Watermelon is not just a juicy summer treat for kids. It’s a nutritious food for everyone, with excellent reasons to eat watermelon during pregnancy.
Do you want:
- Another way of keeping your fluids up?
- To deal with morning sickness?
- To reduce the risk of some complications for you and your baby?
Watermelon is one of the foods that may help deliver these benefits.
Getting your fluids up
We call it “watermelon” for a reason, with water making up about 90% of the fruit. People in dry parts of the world even grow it as a vital source of water.
Water is essential for health in pregnancy. All that amniotic fluid and extra blood you make is mainly water. You also need water to help carry nutrients and remove waste products.

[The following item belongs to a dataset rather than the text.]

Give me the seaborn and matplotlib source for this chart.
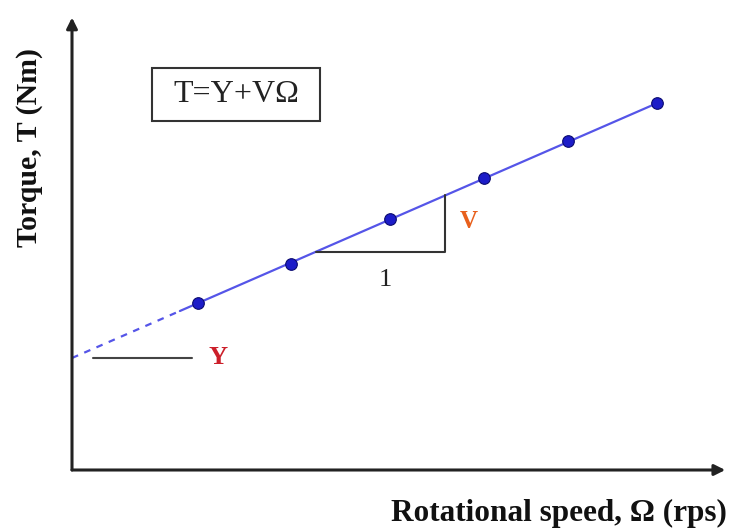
import numpy as np
import pandas as pd
import seaborn as sns
import matplotlib.pyplot as plt
import matplotlib.patches as mpatches

# measured points (rotational speed, torque) in arbitrary units
speed = [1.94, 3.37, 4.89, 6.34, 7.63, 9.0]
torque = [3.73, 4.60, 5.60, 6.52, 7.34, 8.19]

# fitted line T = Y + V*Omega
Y = 2.5
V = 0.632
fit_start = 1.66
fit_end = 9.0

sns.set_theme(style="white")
plt.rcParams['font.family'] = ['Liberation Serif', 'DejaVu Serif']

fig = plt.figure(figsize=(7.33, 5.30), dpi=100)
ax = fig.add_axes([0, 0, 1, 1])
ax.set_xlim(-72 / 65, (733 - 72) / 65)
ax.set_ylim(-(530 - 470) / 44.8, 470 / 44.8)
ax.axis('off')


def px(x):
    return (x - 72) / 65


def py(y):
    return (470 - y) / 44.8


# axes with arrows
ax.annotate('', xy=(10.05, 0), xytext=(0, 0),
            arrowprops=dict(arrowstyle='-|>', color='#222', lw=2.2,
                            mutation_scale=16, shrinkA=0, shrinkB=0))
ax.annotate('', xy=(0, 10.1), xytext=(0, 0),
            arrowprops=dict(arrowstyle='-|>', color='#222', lw=2.2,
                            mutation_scale=16, shrinkA=0, shrinkB=0))

# fitted line: solid over the data, dashed extrapolation to the intercept
solid = pd.DataFrame({'x': [fit_start, fit_end]})
solid['y'] = Y + V * solid['x']
dashed = pd.DataFrame({'x': [0, fit_start]})
dashed['y'] = Y + V * dashed['x']
sns.lineplot(data=solid, x='x', y='y', ax=ax, color='#5555e8', lw=1.6)
sns.lineplot(data=dashed, x='x', y='y', ax=ax, color='#5555e8', lw=1.6,
             linestyle=(0, (3, 3)))

pts = pd.DataFrame({'speed': speed, 'torque': torque})
sns.scatterplot(data=pts, x='speed', y='torque', ax=ax, color='#1c1cc8',
                edgecolor='#0a0a70', linewidth=0.8, s=70, zorder=5)

# slope triangle
tx0, tx1 = 3.75, 5.74
ty0 = Y + V * tx0
ty1 = Y + V * tx1
ax.plot([tx0, tx1, tx1], [ty0, ty0, ty1], color='#333', lw=1.5)
ax.text(px(385), py(280), '1', fontsize=19, ha='center',
        va='center', color='#222')
ax.text(tx1 + 0.22, (ty0 + ty1) / 2 + 0.05, 'V', fontsize=18, ha='left',
        va='center', color='#e8601c', fontweight='bold')

# intercept marker
ax.plot([0.32, 1.85], [Y, Y], color='#444', lw=1.5)
ax.text(2.1, Y, 'Y', fontsize=19, ha='left', va='center', color='#cc1f2a',
        fontweight='bold')

# equation box
ax.add_patch(mpatches.Rectangle((px(152), py(121)), px(320) - px(152),
                                py(68) - py(121), fc='white', ec='#333',
                                lw=1.5, zorder=3))
ax.text(px(236), py(95), 'T=Y+VΩ', fontsize=23,
        ha='center', va='center', color='#222', zorder=4)

# axis labels
ax.text(px(727), py(513), 'Rotational speed, Ω (rps)',
        fontsize=22.5, fontweight='bold', ha='right', va='center', color='#111')
ax.text(px(29), py(148), 'Torque, T (Nm)', fontsize=21.5,
        fontweight='bold', ha='center', va='center', rotation=90, color='#111')

fig.savefig('out.png', dpi=100)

Just like other water-rich fruits and vegetables, eating watermelon during pregnancy can help you stay hydrated.
Eating during morning sickness
Is eating food and keeping it down more than you can bear to think about? A slice or two of watermelon could help. Many women battling morning sickness find watermelon is easier to keep down. Some say it actually soothes their nausea. When you’re not able to stomach much food, watermelon can give you some energy and hydration.

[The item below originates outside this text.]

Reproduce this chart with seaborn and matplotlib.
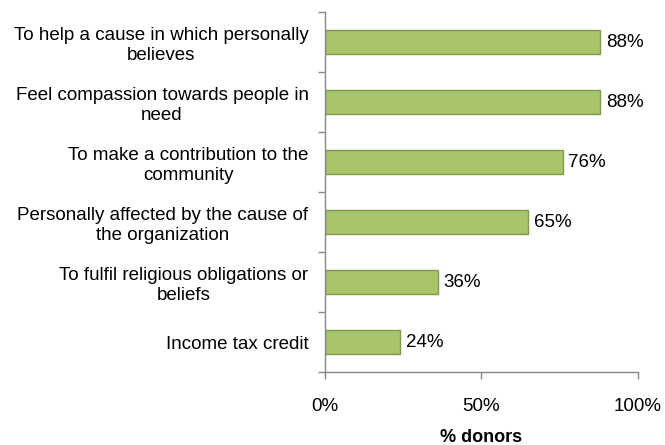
import matplotlib
matplotlib.use("Agg")
import matplotlib.pyplot as plt
import seaborn as sns
import pandas as pd
import numpy as np
from matplotlib.ticker import FixedLocator

categories = [
    "To help a cause in which personally\nbelieves",
    "Feel compassion towards people in\nneed",
    "To make a contribution to the\ncommunity",
    "Personally affected by the cause of\nthe organization",
    "To fulfil religious obligations or\nbeliefs",
    "Income tax credit",
]
values = [88, 88, 76, 65, 36, 24]
xticks = [0, 50, 100]
xtick_labels = ["0%", "50%", "100%"]

sns.set_style("white")
plt.rcParams['font.family'] = ['Liberation Sans', 'DejaVu Sans']
plt.rcParams['text.color'] = 'black'
plt.rcParams['xtick.color'] = 'black'
plt.rcParams['ytick.color'] = 'black'
plt.rcParams['axes.labelcolor'] = 'black'

FS = 13.5

df = pd.DataFrame({"cat": categories, "val": values})

fig = plt.figure(figsize=(6.65, 4.45), dpi=100)
ax = fig.add_axes([0.489, 0.164, 0.470, 0.809])
sns.barplot(data=df, x="val", y="cat", orient="h", color="#A9C56C",
            edgecolor="#7D9C45", linewidth=1.0, width=0.4, saturation=1, ax=ax)

ax.set_xlim(0, 100)
ax.set_ylim(len(categories) - 0.5, -0.5)
ax.set_xticks(xticks)
ax.set_xticklabels(xtick_labels, fontsize=FS)
ax.set_xlabel("% donors", fontsize=FS - 0.5, fontweight="bold", labelpad=10)
ax.set_ylabel("")
ax.set_yticks(range(len(categories)))
ax.set_yticklabels(categories, fontsize=FS, ha="right", multialignment="center",
                   linespacing=1.25)
ax.tick_params(axis="y", which="major", length=0, pad=12)
ax.yaxis.set_minor_locator(FixedLocator(np.arange(-0.5, len(categories), 1.0)))
ax.tick_params(axis="y", which="minor", length=5, color="#888888", width=1, left=True)
ax.tick_params(axis="x", which="major", length=5, color="#888888", width=1, pad=14, bottom=True)

for s in ["top", "right"]:
    ax.spines[s].set_visible(False)
for s in ["left", "bottom"]:
    ax.spines[s].set_color("#888888")
    ax.spines[s].set_linewidth(1)

for i, v in enumerate(values):
    ax.text(v + 1.8, i, f"{v}%", va="center", ha="left", fontsize=FS)

fig.savefig("out.png", dpi=100)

Possibly preventing complications for mum and bub
Lycopene is a plant chemical from the carotenoid family. Watermelon contains lycopene, which gives it its red colour. Also, it acts as an antioxidant. Antioxidants are important for overall health because they prevent damage to your cells. Research suggests a link between lycopene and reducing the chances of some pregnancy complications. Complications it may reduce include preeclampsia, growth restriction and newborn breathing problems.
Research has found that carotenoids can reduce the likelihood of preeclampsia, a serious pregnancy complication involving high blood pressure. To test the effects of lycopene in particular, in one study, pregnant women took either a lycopene supplement or a placebo (fake treatment). The researchers reported that women who took the lycopene had only half the risk of preeclampsia. However, other studies using lycopene supplements did not find the same link. We need more research to know whether or not eating watermelon might reduce preeclampsia.
Another potential benefit of lycopene for pregnant women is avoiding gestational diabetes. A 2019 study analysed the diets of nearly 2,000 pregnant women. It reported that for each 1 mg increase in the lycopene they consumed, there was a 5% lower risk of developing gestational diabetes.
Eating watermelon during pregnancy might also benefit the baby. Other research found that lycopene supplements reduced the chances of intrauterine growth restriction (where baby doesn’t grow to normal size). Plus, there is some evidence that when mums have more lycopene, their babies are less likely to have breathing problems or go to a neonatal nursery.
As well as the benefits of lycopene, watermelon contains vitamins and minerals. For example, there’s potassium, manganese and magnesium. Your body uses these to maintain healthy bones, blood pressure, and nerve function.
Watermelon during pregnancy helping you stay regular
As well as bringing joy, pregnancy can also bring constipation and haemorrhoids. Eating foods that contain water and fibre, like watermelon, can keep things moving.
Keeping blood sugars more stable than you think
Watermelon gets a bad rap as being high on the glycaemic index (GI). Higher GI foods make your blood sugar rise more quickly than lower GI foods. However, the GI doesn’t take into account how much sugar the food contains. However, the glycaemic load (GL) does account for the quantity of carbohydrates. As well as how quickly your body breaks them down. Although watermelon has a relatively high GI, it has a low GL because it is 90% water.
In fact, one 2019 study even found that lycopene seemed to reduce the risk of gestational diabetes by lowering blood sugars. Similarly, Chinese researchers reported that pregnant women who ate more fruit, especially low GL fruit like watermelon, had a lower likelihood of gestational diabetes.
Of course, it’s still not wise to eat a whole plate of watermelon for lunch. Eat moderate portions of watermelon during pregnancy – around a cup of watermelon cubes. Include it as part of a meal containing a variety of other foods (as per the dietary guidelines). Women with particular issues, like a high risk for gestational diabetes, can ask their dietitian for advice.